FairyChatMom, thanks for the invitation. If I’m so unfortunate as to lose this battle, I’ll definately take you up on it. I’ll bring my daughter along, if that’s ok – she hated Disney even more than I do!
Scylla: No – his class was home already by 6:00. I was able to use your thread here to mess with him, though:
Me: Hey, Nick – one of the guys on my message board was at Busch Gardens on friday. I asked him if you behaved yourself.
Nick: ::shocked and horrified stare:: Uh… ::suspicious squint:: Well, how would he know it was me, anyway?
Me: I told him what you were wearing.
Nick: ::the shocked and horrified look back in place:: Uh… ::again with the suspicious squint:: Lots of kids wear Quicksilver!
Me: Yeah, well I scanned a picture of you and e-mailed it to him.
Nick: ::the now familiar S&H look:: Uh… ::suspicious squint:: Oh, you did not! ::S&H whisper:: Did you?
Now, this is going to make me legitimately Cranky, here. It’s “PC” to say “kids” instead of “young black adolescents?” Ugh! Being black explains more about their socioeconomic class and upbringing?
I understand completely about describing things as you saw 'em: I too have long had the tendency to describe people’s race when they are anything but white, because to me (white and raised in a predominantly white town) this is a very significant facet of what I observed. I’m sure if I grew up never wearing shoes, I’d be including detailed descriptions of people’s footwear in stories. But I’m trying to do that less because others tend to take the mere inclusion of race and use it to assume I’m implying other things–including stereotypes and unfair conclusions–about the situation. Which is what I thought you might be doing, and I think, if I’m reading you right, you’re saying you were and it wasn’t exactly inadvertent. Okay.
Anyway, the only reason I’m responding again is that I bristle at the “PC” label. Not to offend people who wear that brand proudly, but I find it as small-minded in its own way as the other more offensive belief systems I eschew. Being thoughtful about language and curious about how details change the implied meaning of a story isn’t PC. At least I hope not.
Actually, I think some of your points would make good “Great Debate” fodder – if it hasn’t already been done to death. I’ll bet a lot of people have some interesting thoughts on this and I’d like to hear them, but I’ve already hijacked this particular thread more than is fair.
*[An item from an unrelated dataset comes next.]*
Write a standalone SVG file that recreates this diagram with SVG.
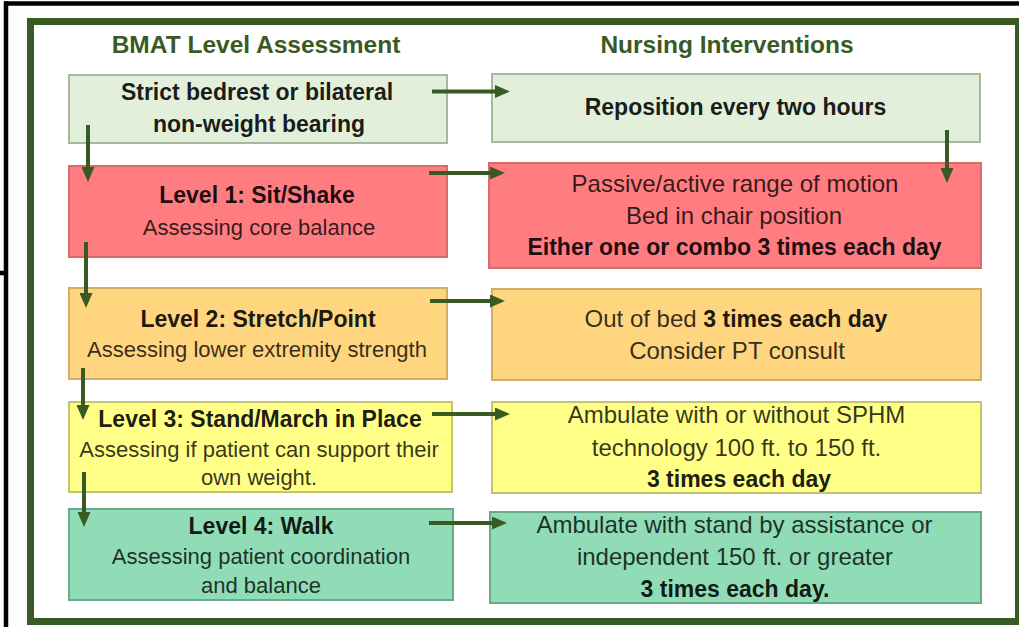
<svg xmlns="http://www.w3.org/2000/svg" width="1019" height="627" viewBox="0 0 1019 627">
<defs>
<style>
text{font-family:"Liberation Sans",Arial,sans-serif;text-anchor:middle}
.h{font-size:24.5px;font-weight:bold;fill:#3a5a24}
.b{font-size:23px;font-weight:bold;fill:#000;fill-opacity:.9}
.r{font-size:22px;fill:#000;fill-opacity:.8}
.rr{font-size:24px;fill:#000;fill-opacity:.8}
.box{stroke-width:2}
.g{fill:#e2efda;stroke:#a8b89c}
.red{fill:#ff7c80;stroke:#d86a6c}
.or{fill:#ffd580;stroke:#cfae68}
.ye{fill:#ffff88;stroke:#c4c46e}
.te{fill:#8fdcb6;stroke:#6aa98a}
.c{stroke:#3a5a24;stroke-width:4;fill:none;marker-end:url(#ah)}
.frame{stroke:#000;stroke-width:4.5;fill:none}
</style>
<marker id="ah" markerUnits="userSpaceOnUse" markerWidth="15" markerHeight="13" refX="2" refY="6.5" orient="auto"><path d="M0,0 L15,6.5 L0,13 z" fill="#3a5a24"/></marker>
</defs>
<rect x="0" y="0" width="1019" height="627" fill="#fdfdfb"/>
<g id="outer-frame">
<line class="frame" x1="4" y1="3.5" x2="1019" y2="3.5"/>
<line class="frame" x1="6" y1="1.5" x2="6" y2="627"/>
<line class="frame" x1="0" y1="273" x2="7" y2="273"/>
</g>
<rect id="green-frame" x="30.5" y="21.5" width="988" height="600" fill="#ffffff" stroke="#3a5a24" stroke-width="7"/>
<g id="headers">
<text class="h" x="256" y="53">BMAT Level Assessment</text>
<text class="h" x="727" y="53">Nursing Interventions</text>
</g>
<g id="bedrest">
<rect class="box g" x="69" y="75" width="378" height="68"/>
<text class="b" x="257" y="100">Strict bedrest or bilateral</text>
<text class="b" x="259" y="132">non-weight bearing</text>
</g>
<g id="level1">
<rect class="box red" x="69" y="166" width="378" height="91"/>
<text class="b" x="257" y="203">Level 1: Sit/Shake</text>
<text class="r" x="259" y="235">Assessing core balance</text>
</g>
<g id="level2">
<rect class="box or" x="69" y="288" width="378" height="91"/>
<text class="b" x="258" y="327">Level 2: Stretch/Point</text>
<text class="r" x="257" y="357">Assessing lower extremity strength</text>
</g>
<g id="level3">
<rect class="box ye" x="69" y="402" width="383" height="90"/>
<text class="b" x="260" y="427">Level 3: Stand/March in Place</text>
<text class="r" x="259" y="457">Assessing if patient can support their</text>
<text class="r" x="259" y="485">own weight.</text>
</g>
<g id="level4">
<rect class="box te" x="69" y="509" width="384" height="91"/>
<text class="b" x="261" y="534">Level 4: Walk</text>
<text class="r" x="261" y="564">Assessing patient coordination</text>
<text class="r" x="261" y="593">and balance</text>
</g>
<g id="reposition">
<rect class="box g" x="492" y="74" width="488" height="68"/>
<text class="b" x="735.5" y="115">Reposition every two hours</text>
</g>
<g id="intervention1">
<rect class="box red" x="489" y="163" width="492" height="105"/>
<text class="rr" x="735" y="192">Passive/active range of motion</text>
<text class="rr" x="734" y="224">Bed in chair position</text>
<text class="b" x="734.5" y="255">Either one or combo 3 times each day</text>
</g>
<g id="intervention2">
<rect class="box or" x="492" y="289" width="489" height="91"/>
<text x="736" y="327"><tspan class="rr">Out of bed </tspan><tspan class="b">3 times each day</tspan></text>
<text class="rr" x="737" y="359">Consider PT consult</text>
</g>
<g id="intervention3">
<rect class="box ye" x="492" y="402" width="489" height="91"/>
<text class="rr" x="736.5" y="423">Ambulate with or without SPHM</text>
<text class="rr" x="736.5" y="456">technology 100 ft. to 150 ft.</text>
<text class="b" x="739" y="487">3 times each day</text>
</g>
<g id="intervention4">
<rect class="box te" x="490" y="512" width="491" height="91"/>
<text class="rr" x="734.5" y="533">Ambulate with stand by assistance or</text>
<text class="rr" x="735" y="565">independent 150 ft. or greater</text>
<text class="b" x="735" y="597">3 times each day.</text>
</g>
<g id="connectors">
<line class="c" x1="432" y1="91.5" x2="497" y2="91.5"/>
<line class="c" x1="429" y1="173" x2="492" y2="173"/>
<line class="c" x1="430" y1="301" x2="492" y2="301"/>
<line class="c" x1="432" y1="414" x2="497" y2="414"/>
<line class="c" x1="429" y1="523" x2="494" y2="523"/>
<line class="c" x1="88" y1="125" x2="88" y2="169"/>
<line class="c" x1="86" y1="242" x2="86" y2="295"/>
<line class="c" x1="83" y1="368" x2="83" y2="407"/>
<line class="c" x1="84" y1="472" x2="84" y2="514"/>
<line class="c" x1="947" y1="130" x2="947" y2="170"/>
</g>
</svg>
Syclla - While I can understand that you were upset by these young people’s offensive, aggressive and dangerous behavior, the fact that they are black and possibly urban (how did you know that?) is completely irrelevant. And I find it interesting that you didn’t state the race of the kids that were behaving decently. Were there no young, black children in any of those school groups? Were there no children of other races misbehaving?
Yes I agree with you that they were brought up poorly - no one, no matter what their socioeconomic background is, has the right to behave like hooligans in a public space and endanger others.
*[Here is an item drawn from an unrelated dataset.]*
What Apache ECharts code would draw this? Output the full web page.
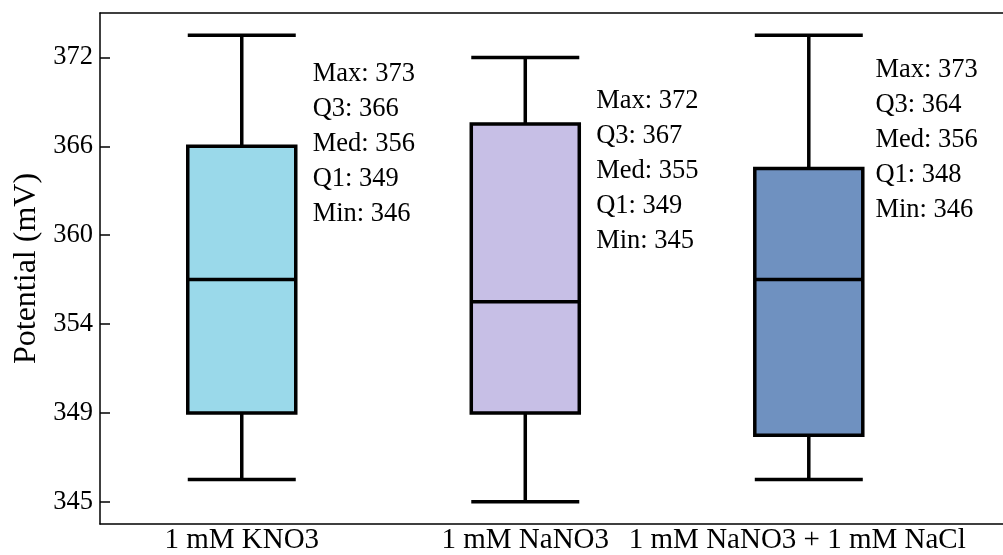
<!DOCTYPE html>
<html>
<head>
<meta charset="utf-8">
<script src="https://cdn.jsdelivr.net/npm/echarts@6/dist/echarts.min.js"></script>
<style>
  html, body { margin: 0; padding: 0; background: #fff; }
  #chart { width: 1003px; height: 555px; }
</style>
</head>
<body>
<div id="chart"></div>
<script>
// ---- data ----
const categories = ['1 mM KNO3', '1 mM NaNO3', '1 mM NaNO3 + 1 mM NaCl'];
// y-axis tick labels (evenly spaced ticks at positions 0..5)
const tickLabels = ['345', '349', '354', '360', '366', '372'];
// box positions on the tick scale: [min, Q1, median, Q3, max]
const kno3Box = [0.25, 1, 2.5, 4, 5.25];
const nano3Box = [0, 1, 2.25, 4.25, 5];
const naclBox = [0.25, 0.75, 2.5, 3.75, 5.25];
// annotated statistics: [Max, Q3, Med, Q1, Min]
const kno3Stats = [373, 366, 356, 349, 346];
const nano3Stats = [372, 367, 355, 349, 345];
const naclStats = [373, 364, 356, 348, 346];

// ---- layout helpers ----
const boxColors = ['#9AD9EA', '#C7BFE6', '#6F91C0'];
const noteAnchors = [[0.25, 4.02], [1.25, 3.725], [2.235, 4.075]];
const FONT = 'Liberation Serif';

const boxes = [kno3Box, nano3Box, naclBox];
const stats = [kno3Stats, nano3Stats, naclStats];

const chart = echarts.init(document.getElementById('chart'), null, { renderer: 'canvas' });
const axisLineStyle = { color: '#000', width: 1.5 };
const option = {
  animation: false,
  grid: { left: 100, top: 13, bottom: 31, right: 0, show: false },
  xAxis: [
    {
      type: 'value', min: -0.5, max: 2.685,
      axisLine: { show: true, onZero: false, lineStyle: axisLineStyle },
      axisTick: { show: false },
      splitLine: { show: false },
      axisLabel: {
        customValues: [0, 1, 2],
        formatter: function (v) {
          const i = Math.round(v);
          return i === 2 ? '{s|' + categories[i] + '}' : categories[i];
        },
        rich: { s: { padding: [0, 23, 0, 0], fontFamily: FONT, fontSize: 29, color: '#000' } },
        fontFamily: FONT, fontSize: 29, color: '#000', margin: 2
      }
    },
    {
      type: 'value', position: 'top', min: -0.5, max: 2.685,
      axisLine: { show: true, onZero: false, lineStyle: axisLineStyle },
      axisTick: { show: false }, axisLabel: { show: false }, splitLine: { show: false }
    }
  ],
  yAxis: {
    type: 'value', min: -0.25, max: 5.5,
    name: 'Potential (mV)', nameLocation: 'middle', nameGap: 56,
    nameTextStyle: { fontFamily: FONT, fontSize: 32, color: '#000' },
    axisLine: { show: true, onZero: false, lineStyle: axisLineStyle },
    axisTick: { show: true, inside: true, length: 10, customValues: [0, 1, 2, 3, 4, 5], lineStyle: axisLineStyle },
    splitLine: { show: false },
    axisLabel: {
      customValues: [0, 1, 2, 3, 4, 5],
      formatter: function (v) { return tickLabels[Math.round(v)]; },
      fontFamily: FONT, fontSize: 26.5, color: '#000', margin: 7
    }
  },
  series: [
    {
      type: 'boxplot',
      boxWidth: [108, 108],
      itemStyle: { borderColor: '#000', borderWidth: 3.5 },
      emphasis: { disabled: true },
      data: boxes.map(function (b, i) {
        return { value: [i].concat(b), itemStyle: { color: boxColors[i], borderColor: '#000', borderWidth: 3.5 } };
      })
    },
    {
      type: 'scatter',
      symbolSize: 0,
      silent: true,
      itemStyle: { color: '#fff' },
      emphasis: { disabled: true },
      data: noteAnchors,
      label: {
        show: true, position: 'right', distance: 0,
        align: 'left', verticalAlign: 'middle', opacity: 1,
        fontFamily: FONT, fontSize: 26.5, lineHeight: 35, color: '#000',
        formatter: function (p) {
          const s = stats[p.dataIndex];
          return ['Max: ' + s[0], 'Q3: ' + s[1], 'Med: ' + s[2], 'Q1: ' + s[3], 'Min: ' + s[4]].join('\n');
        }
      }
    }
  ]
};
chart.setOption(option);
</script>
</body>
</html>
I think that the important distinction between these groups is the amount of supervision. The school groups were more likely to have attentive supervision than the others. And I’m sure that it is more likely that unsupervised children/kids/teenagers (no matter who they are or where they come from) will behave poorly, especially if they think they can get away with it. If Busch Gardens security had either threatened to or actually kicked them out of the park (which they should have) then I’m sure someone in that group would think twice before behaving like that again(atleast at BG). Yes I know that the chaperones of the school groups probably weren’t with all the kids all the time, but if one of the kids were kicked out or whatever then that information would definitely result in some type of discipline either by the school or the students’ guardian. But for the kids there anonymously, there is very little risk of that happening - providing much less incentive to “be good”. Which, as I said previously, does not excuse their behavior.
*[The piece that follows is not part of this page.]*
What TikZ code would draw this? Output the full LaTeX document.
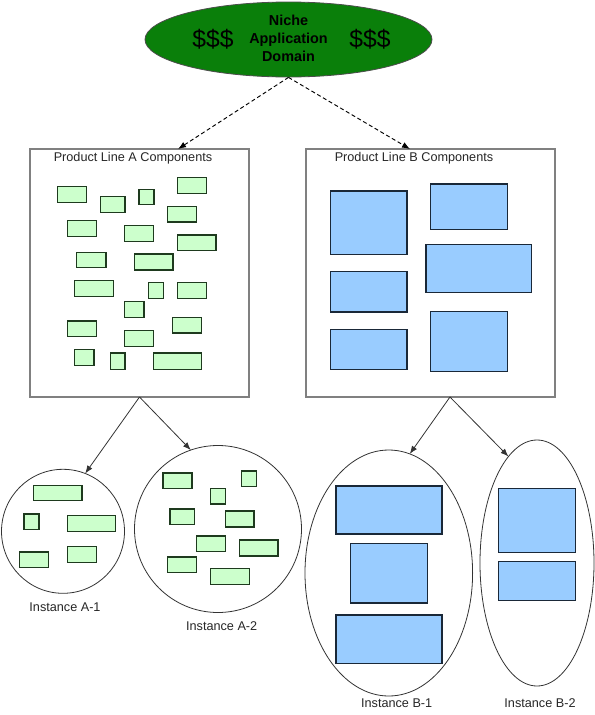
\documentclass[tikz,border=0pt]{standalone}
\usepackage{fontspec}
\setmainfont{Liberation Sans}
\usetikzlibrary{arrows.meta,shapes.geometric}
\definecolor{domgreen}{HTML}{0A7F0A}
\definecolor{lgreen}{HTML}{CCFFCC}
\definecolor{gedge}{HTML}{1E3A1E}
\definecolor{lblue}{HTML}{99CCFF}
\definecolor{bedge}{HTML}{1A2838}
\definecolor{boxgray}{HTML}{808080}
\definecolor{lnk}{HTML}{333333}
\newcommand\comp[6]{\node[#1, minimum width={(#4-#2)*0.75pt}, minimum height={(#5-#3)*0.75pt}] (#6) at ({(#2+#4)/2},{(#3+#5)/2}) {};}
\tikzset{
  gc/.style={draw=gedge, fill=lgreen, line width=1.1pt, inner sep=0pt, outer sep=0pt, rectangle},
  bc/.style={draw=bedge, fill=lblue, line width=1.1pt, inner sep=0pt, outer sep=0pt, rectangle},
  plbox/.style={draw=boxgray, line width=0.8pt, inner sep=0pt, outer sep=0pt, rectangle},
  inst/.style={draw=lnk, line width=0.6pt, ellipse, inner sep=0pt, outer sep=0pt},
  lbl/.style={font=\fontsize{9.5}{11}\selectfont, text=black!85, inner sep=0pt},
  dashar/.style={draw=black, line width=0.7pt, dash pattern=on 3pt off 2pt, -{Latex[length=6pt,width=4.5pt]}},
  solar/.style={draw=lnk, line width=0.6pt, -{Latex[length=6pt,width=4.5pt]}},
}
\begin{document}
\begin{tikzpicture}[x=0.75pt,y=-0.75pt]
\useasboundingbox (0,0) rectangle (595,715);
% domain
\node[draw=black!70, line width=0.6pt, fill=domgreen, ellipse, inner sep=0pt, minimum width=287*0.75pt, minimum height=75*0.75pt] (dom) at (288.5,39.5) {};
\node[font=\bfseries\fontsize{10.8}{13.5}\selectfont, text=black, align=center, inner sep=0pt] (domt) at (288.5,38.5) {Niche\\Application\\Domain};
\node[font=\fontsize{18.5}{20}\selectfont, text=black, inner sep=0pt] (dl) at (213,39) {\$\$\$};
\node[font=\fontsize{18.5}{20}\selectfont, text=black, inner sep=0pt] (dr) at (370,39) {\$\$\$};
% product line boxes
\comp{plbox}{30}{149}{249}{397}{boxA}
\comp{plbox}{306}{149}{555}{397}{boxB}
\node[lbl] (ta) at (133,158) {Product Line A Components};
\node[lbl] (tb) at (414,158) {Product Line B Components};
% A components
\comp{gc}{57.3}{186.7}{86.7}{202.7}{a01}
\comp{gc}{100.7}{196.7}{125}{212.3}{a02}
\comp{gc}{139}{189.3}{154}{204.7}{a03}
\comp{gc}{177.3}{177.7}{206.7}{193.3}{a04}
\comp{gc}{167.7}{206.3}{196.7}{222}{a05}
\comp{gc}{67.3}{220.3}{96.3}{236.3}{a06}
\comp{gc}{124.7}{225.3}{153.7}{241.3}{a07}
\comp{gc}{177.3}{235}{216}{250.7}{a08}
\comp{gc}{76.7}{252.3}{106}{267.7}{a09}
\comp{gc}{134.3}{254}{173}{270}{a10}
\comp{gc}{74.3}{280.7}{113.3}{296.3}{a11}
\comp{gc}{148.7}{282.7}{163.3}{298.7}{a12}
\comp{gc}{177.3}{282.7}{206.7}{298.7}{a13}
\comp{gc}{124.7}{301.7}{144}{317.7}{a14}
\comp{gc}{67.3}{321}{96.3}{336.7}{a15}
\comp{gc}{172.7}{317.3}{201.7}{333}{a16}
\comp{gc}{124.7}{330.3}{153.7}{346.3}{a17}
\comp{gc}{74.3}{349.7}{94}{365.3}{a18}
\comp{gc}{110.3}{353}{125}{369.3}{a19}
\comp{gc}{153.3}{353}{201.7}{369.3}{a20}
% B components
\comp{bc}{330.3}{191}{407}{254.7}{b01}
\comp{bc}{430.3}{184}{507.3}{229.3}{b02}
\comp{bc}{426}{244.3}{531.3}{292.7}{b03}
\comp{bc}{330.3}{271.3}{407}{312}{b04}
\comp{bc}{330.3}{329.3}{407}{369.3}{b05}
\comp{bc}{430.3}{311.3}{507.3}{371.3}{b06}
% instances
\node[inst, minimum width=123*0.75pt, minimum height=124*0.75pt] (ia1) at (63,531.3) {};
\node[inst, minimum width=167*0.75pt, minimum height=167*0.75pt] (ia2) at (218,529) {};
\node[inst, minimum width=167.6*0.75pt, minimum height=246*0.75pt] (ib1) at (388.8,573) {};
\node[inst, minimum width=114*0.75pt, minimum height=246*0.75pt] (ib2) at (537,563) {};
\node[lbl] (la1) at (65,606.7) {Instance A-1};
\node[lbl] (la2) at (221.7,625.7) {Instance A-2};
\node[lbl] (lb1) at (396.7,703.3) {Instance B-1};
\node[lbl] (lb2) at (540,703.3) {Instance B-2};
% A-1 components
\comp{gc}{33.7}{485.3}{82}{500.7}{c1}
\comp{gc}{24}{514}{39}{529.3}{c2}
\comp{gc}{67.3}{515.7}{115.7}{531.7}{c3}
\comp{gc}{19.3}{552}{48.3}{567.7}{c4}
\comp{gc}{67.3}{546.3}{96.3}{562.3}{c5}
% A-2 components
\comp{gc}{163}{473}{192}{488.7}{d1}
\comp{gc}{241.7}{471}{256.7}{486.7}{d2}
\comp{gc}{210.7}{488.3}{225.7}{504}{d3}
\comp{gc}{170}{509}{194.3}{524.7}{d4}
\comp{gc}{225.3}{511}{254}{527}{d5}
\comp{gc}{196.7}{536}{225.3}{551.7}{d6}
\comp{gc}{239.3}{540}{278}{556}{d7}
\comp{gc}{167.7}{557}{196.7}{572.7}{d8}
\comp{gc}{210.7}{568.7}{249.3}{584.3}{d9}
% B-1 components
\comp{bc}{336}{486}{442}{534}{e1}
\comp{bc}{350.3}{543.3}{427.3}{603}{e2}
\comp{bc}{336}{615}{442}{663.3}{e3}
% B-2 components
\comp{bc}{498.7}{488.7}{575.7}{552.3}{f1}
\comp{bc}{498.7}{561.3}{575.7}{600.7}{f2}
% connectors
\draw[dashar] (dom.south) -- ([xshift=28.9pt]boxA.north);
\draw[dashar] (dom.south) -- ([xshift=-15.4pt]boxB.north);
\draw[solar] (boxA.south) -- (ia1.69);
\draw[solar] (boxA.south) -- (ia2.109);
\draw[solar] ([xshift=14.6pt]boxB.south) -- (ib1.80);
\draw[solar] ([xshift=14.6pt]boxB.south) -- (ib2.105);
\end{tikzpicture}
\end{document}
I also mentioned that the bad kids tended to have basketballs and the good kids tended to be wearing tshirts representing the group they had arrived with.
Nobody seems to be giving me shit about pointing out those aspects.
I neither emphasized nor ignored the racial aspects of the problems that day. Nor did I draw any conclusions from them other than that bad kids were generally unsupervised.
As I said, had the problem been a mass of adolescent Polynesians running amok, I would have identified them as such.
That said, I think the problems with this issue aren’t mine, and I have no intentions of playing word games and attempting to couch and reinterpret what actually happened along the lines of political correctness.
I pointed out a descriptive characteristic of the troublemakers. The expectation that I’m supposed to selctively ignore certain facts is bullshit.
I’ll address it in GD soon.
dbl:
It was “The Trellis.” I misremembered the name as “The Terrace.” My bad.
Jess:
Heh, heh. Anything I can do to further the illusion that dad’s eyes are everywhere, let me know.